[Records with drawing code]
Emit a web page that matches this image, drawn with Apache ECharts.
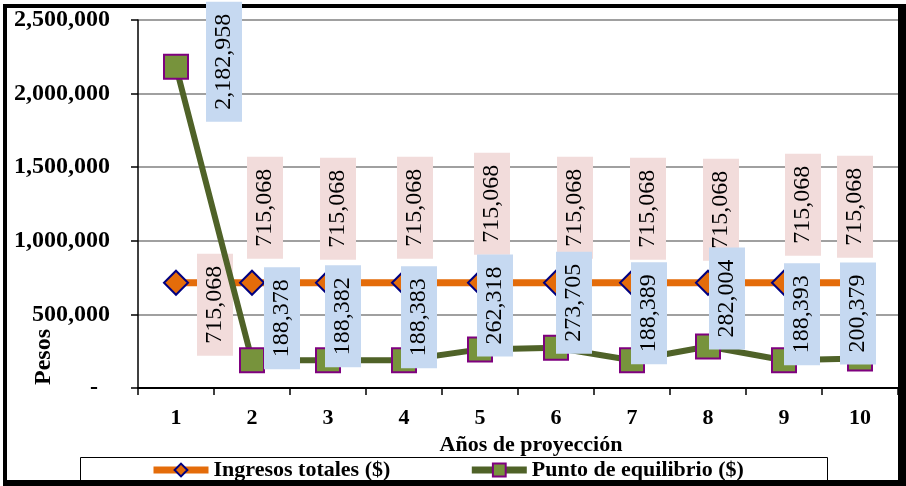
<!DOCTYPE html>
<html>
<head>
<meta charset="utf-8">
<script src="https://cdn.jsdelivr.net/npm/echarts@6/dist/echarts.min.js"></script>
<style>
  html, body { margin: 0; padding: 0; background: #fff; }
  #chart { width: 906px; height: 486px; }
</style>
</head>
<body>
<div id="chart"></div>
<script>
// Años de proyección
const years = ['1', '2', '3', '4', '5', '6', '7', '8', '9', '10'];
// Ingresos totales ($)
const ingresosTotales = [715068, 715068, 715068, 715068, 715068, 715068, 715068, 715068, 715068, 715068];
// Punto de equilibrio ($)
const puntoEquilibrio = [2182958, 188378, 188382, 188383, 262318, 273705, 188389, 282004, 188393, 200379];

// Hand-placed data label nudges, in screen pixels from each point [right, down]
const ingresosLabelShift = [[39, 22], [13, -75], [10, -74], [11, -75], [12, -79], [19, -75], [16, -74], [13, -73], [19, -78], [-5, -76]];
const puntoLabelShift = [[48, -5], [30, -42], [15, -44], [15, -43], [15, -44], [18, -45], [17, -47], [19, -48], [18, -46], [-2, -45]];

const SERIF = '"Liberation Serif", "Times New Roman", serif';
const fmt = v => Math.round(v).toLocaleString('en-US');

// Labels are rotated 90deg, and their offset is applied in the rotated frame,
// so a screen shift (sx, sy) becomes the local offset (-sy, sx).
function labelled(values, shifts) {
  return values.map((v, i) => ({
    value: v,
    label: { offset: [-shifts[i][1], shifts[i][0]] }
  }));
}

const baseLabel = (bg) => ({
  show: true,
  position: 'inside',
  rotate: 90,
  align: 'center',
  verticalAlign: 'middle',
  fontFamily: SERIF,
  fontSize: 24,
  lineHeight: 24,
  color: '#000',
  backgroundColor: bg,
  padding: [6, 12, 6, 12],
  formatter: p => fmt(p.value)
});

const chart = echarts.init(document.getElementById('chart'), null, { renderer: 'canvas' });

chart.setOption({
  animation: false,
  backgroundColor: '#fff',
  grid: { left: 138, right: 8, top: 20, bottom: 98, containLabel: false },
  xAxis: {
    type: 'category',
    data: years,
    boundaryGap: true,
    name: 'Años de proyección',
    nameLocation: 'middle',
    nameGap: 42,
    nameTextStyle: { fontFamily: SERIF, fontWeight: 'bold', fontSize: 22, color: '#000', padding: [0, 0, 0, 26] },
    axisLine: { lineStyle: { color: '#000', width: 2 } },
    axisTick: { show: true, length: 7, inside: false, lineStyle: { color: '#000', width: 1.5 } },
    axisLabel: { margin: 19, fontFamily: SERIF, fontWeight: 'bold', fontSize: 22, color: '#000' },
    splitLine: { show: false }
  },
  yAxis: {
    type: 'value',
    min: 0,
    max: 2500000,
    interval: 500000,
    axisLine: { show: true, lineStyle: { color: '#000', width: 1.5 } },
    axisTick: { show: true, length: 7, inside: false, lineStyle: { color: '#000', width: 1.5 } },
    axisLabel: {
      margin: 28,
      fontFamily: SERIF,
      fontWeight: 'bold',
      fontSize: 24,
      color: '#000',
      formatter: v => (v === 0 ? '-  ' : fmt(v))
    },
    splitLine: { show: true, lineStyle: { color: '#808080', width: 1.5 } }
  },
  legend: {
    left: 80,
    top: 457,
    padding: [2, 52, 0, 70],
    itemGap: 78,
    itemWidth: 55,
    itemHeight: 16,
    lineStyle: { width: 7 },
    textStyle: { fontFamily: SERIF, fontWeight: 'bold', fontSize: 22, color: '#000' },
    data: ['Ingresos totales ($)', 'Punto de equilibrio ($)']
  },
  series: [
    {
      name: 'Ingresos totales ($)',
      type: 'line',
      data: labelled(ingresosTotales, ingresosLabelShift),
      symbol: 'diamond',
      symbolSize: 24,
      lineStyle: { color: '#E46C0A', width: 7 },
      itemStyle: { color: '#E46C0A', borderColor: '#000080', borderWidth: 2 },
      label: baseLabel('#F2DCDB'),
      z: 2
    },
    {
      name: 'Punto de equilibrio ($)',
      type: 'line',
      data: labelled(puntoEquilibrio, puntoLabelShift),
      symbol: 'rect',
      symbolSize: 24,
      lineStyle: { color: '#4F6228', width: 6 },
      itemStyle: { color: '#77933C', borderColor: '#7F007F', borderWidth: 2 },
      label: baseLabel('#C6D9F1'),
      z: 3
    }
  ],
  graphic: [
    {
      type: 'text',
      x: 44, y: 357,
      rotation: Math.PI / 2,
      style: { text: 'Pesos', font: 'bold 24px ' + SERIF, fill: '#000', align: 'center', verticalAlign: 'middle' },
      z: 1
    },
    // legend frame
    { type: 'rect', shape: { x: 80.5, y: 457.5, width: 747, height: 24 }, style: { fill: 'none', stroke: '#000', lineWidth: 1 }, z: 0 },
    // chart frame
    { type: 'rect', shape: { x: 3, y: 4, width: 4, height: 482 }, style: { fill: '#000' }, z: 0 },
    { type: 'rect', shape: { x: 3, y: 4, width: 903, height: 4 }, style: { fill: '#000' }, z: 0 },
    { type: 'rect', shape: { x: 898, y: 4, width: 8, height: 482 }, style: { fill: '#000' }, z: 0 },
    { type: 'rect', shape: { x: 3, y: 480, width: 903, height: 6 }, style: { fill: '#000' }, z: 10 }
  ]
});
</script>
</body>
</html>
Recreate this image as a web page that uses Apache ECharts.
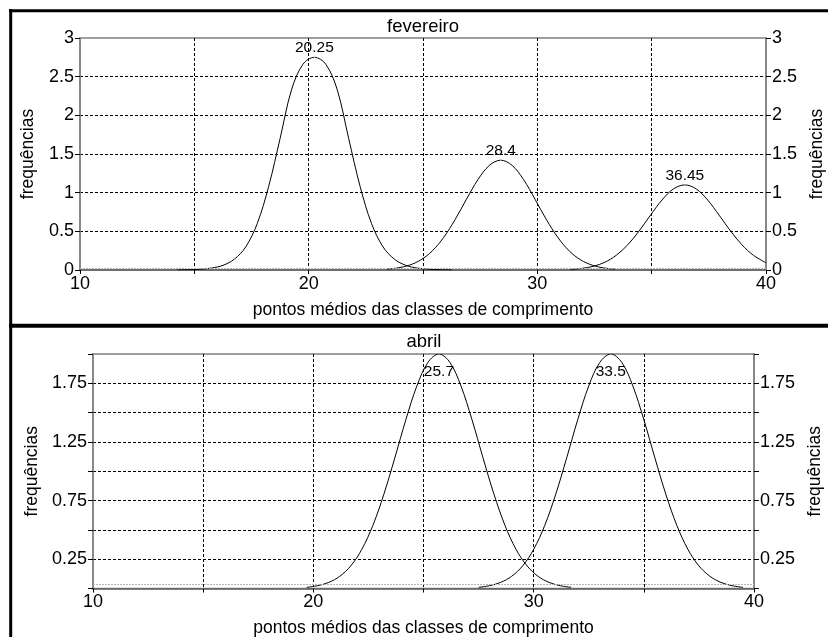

**Exercise instructions:** Reproduce every entry word for word, but omit the pictures.

**Complete response:**
Emit a web page that matches this image, drawn with Apache ECharts.
<!DOCTYPE html>
<html>
<head>
<meta charset="utf-8">
<script src="https://cdn.jsdelivr.net/npm/echarts@6/dist/echarts.min.js"></script>
<style>
  html, body { margin: 0; padding: 0; background: #fff; }
  #chart { width: 906px; height: 486px; }
</style>
</head>
<body>
<div id="chart"></div>
<script>
// Años de proyección
const years = ['1', '2', '3', '4', '5', '6', '7', '8', '9', '10'];
// Ingresos totales ($)
const ingresosTotales = [715068, 715068, 715068, 715068, 715068, 715068, 715068, 715068, 715068, 715068];
// Punto de equilibrio ($)
const puntoEquilibrio = [2182958, 188378, 188382, 188383, 262318, 273705, 188389, 282004, 188393, 200379];

// Hand-placed data label nudges, in screen pixels from each point [right, down]
const ingresosLabelShift = [[39, 22], [13, -75], [10, -74], [11, -75], [12, -79], [19, -75], [16, -74], [13, -73], [19, -78], [-5, -76]];
const puntoLabelShift = [[48, -5], [30, -42], [15, -44], [15, -43], [15, -44], [18, -45], [17, -47], [19, -48], [18, -46], [-2, -45]];

const SERIF = '"Liberation Serif", "Times New Roman", serif';
const fmt = v => Math.round(v).toLocaleString('en-US');

// Labels are rotated 90deg, and their offset is applied in the rotated frame,
// so a screen shift (sx, sy) becomes the local offset (-sy, sx).
function labelled(values, shifts) {
  return values.map((v, i) => ({
    value: v,
    label: { offset: [-shifts[i][1], shifts[i][0]] }
  }));
}

const baseLabel = (bg) => ({
  show: true,
  position: 'inside',
  rotate: 90,
  align: 'center',
  verticalAlign: 'middle',
  fontFamily: SERIF,
  fontSize: 24,
  lineHeight: 24,
  color: '#000',
  backgroundColor: bg,
  padding: [6, 12, 6, 12],
  formatter: p => fmt(p.value)
});

const chart = echarts.init(document.getElementById('chart'), null, { renderer: 'canvas' });

chart.setOption({
  animation: false,
  backgroundColor: '#fff',
  grid: { left: 138, right: 8, top: 20, bottom: 98, containLabel: false },
  xAxis: {
    type: 'category',
    data: years,
    boundaryGap: true,
    name: 'Años de proyección',
    nameLocation: 'middle',
    nameGap: 42,
    nameTextStyle: { fontFamily: SERIF, fontWeight: 'bold', fontSize: 22, color: '#000', padding: [0, 0, 0, 26] },
    axisLine: { lineStyle: { color: '#000', width: 2 } },
    axisTick: { show: true, length: 7, inside: false, lineStyle: { color: '#000', width: 1.5 } },
    axisLabel: { margin: 19, fontFamily: SERIF, fontWeight: 'bold', fontSize: 22, color: '#000' },
    splitLine: { show: false }
  },
  yAxis: {
    type: 'value',
    min: 0,
    max: 2500000,
    interval: 500000,
    axisLine: { show: true, lineStyle: { color: '#000', width: 1.5 } },
    axisTick: { show: true, length: 7, inside: false, lineStyle: { color: '#000', width: 1.5 } },
    axisLabel: {
      margin: 28,
      fontFamily: SERIF,
      fontWeight: 'bold',
      fontSize: 24,
      color: '#000',
      formatter: v => (v === 0 ? '-  ' : fmt(v))
    },
    splitLine: { show: true, lineStyle: { color: '#808080', width: 1.5 } }
  },
  legend: {
    left: 80,
    top: 457,
    padding: [2, 52, 0, 70],
    itemGap: 78,
    itemWidth: 55,
    itemHeight: 16,
    lineStyle: { width: 7 },
    textStyle: { fontFamily: SERIF, fontWeight: 'bold', fontSize: 22, color: '#000' },
    data: ['Ingresos totales ($)', 'Punto de equilibrio ($)']
  },
  series: [
    {
      name: 'Ingresos totales ($)',
      type: 'line',
      data: labelled(ingresosTotales, ingresosLabelShift),
      symbol: 'diamond',
      symbolSize: 24,
      lineStyle: { color: '#E46C0A', width: 7 },
      itemStyle: { color: '#E46C0A', borderColor: '#000080', borderWidth: 2 },
      label: baseLabel('#F2DCDB'),
      z: 2
    },
    {
      name: 'Punto de equilibrio ($)',
      type: 'line',
      data: labelled(puntoEquilibrio, puntoLabelShift),
      symbol: 'rect',
      symbolSize: 24,
      lineStyle: { color: '#4F6228', width: 6 },
      itemStyle: { color: '#77933C', borderColor: '#7F007F', borderWidth: 2 },
      label: baseLabel('#C6D9F1'),
      z: 3
    }
  ],
  graphic: [
    {
      type: 'text',
      x: 44, y: 357,
      rotation: Math.PI / 2,
      style: { text: 'Pesos', font: 'bold 24px ' + SERIF, fill: '#000', align: 'center', verticalAlign: 'middle' },
      z: 1
    },
    // legend frame
    { type: 'rect', shape: { x: 80.5, y: 457.5, width: 747, height: 24 }, style: { fill: 'none', stroke: '#000', lineWidth: 1 }, z: 0 },
    // chart frame
    { type: 'rect', shape: { x: 3, y: 4, width: 4, height: 482 }, style: { fill: '#000' }, z: 0 },
    { type: 'rect', shape: { x: 3, y: 4, width: 903, height: 4 }, style: { fill: '#000' }, z: 0 },
    { type: 'rect', shape: { x: 898, y: 4, width: 8, height: 482 }, style: { fill: '#000' }, z: 0 },
    { type: 'rect', shape: { x: 3, y: 480, width: 903, height: 6 }, style: { fill: '#000' }, z: 10 }
  ]
});
</script>
</body>
</html>
Recreate this image as a web page that uses Apache ECharts.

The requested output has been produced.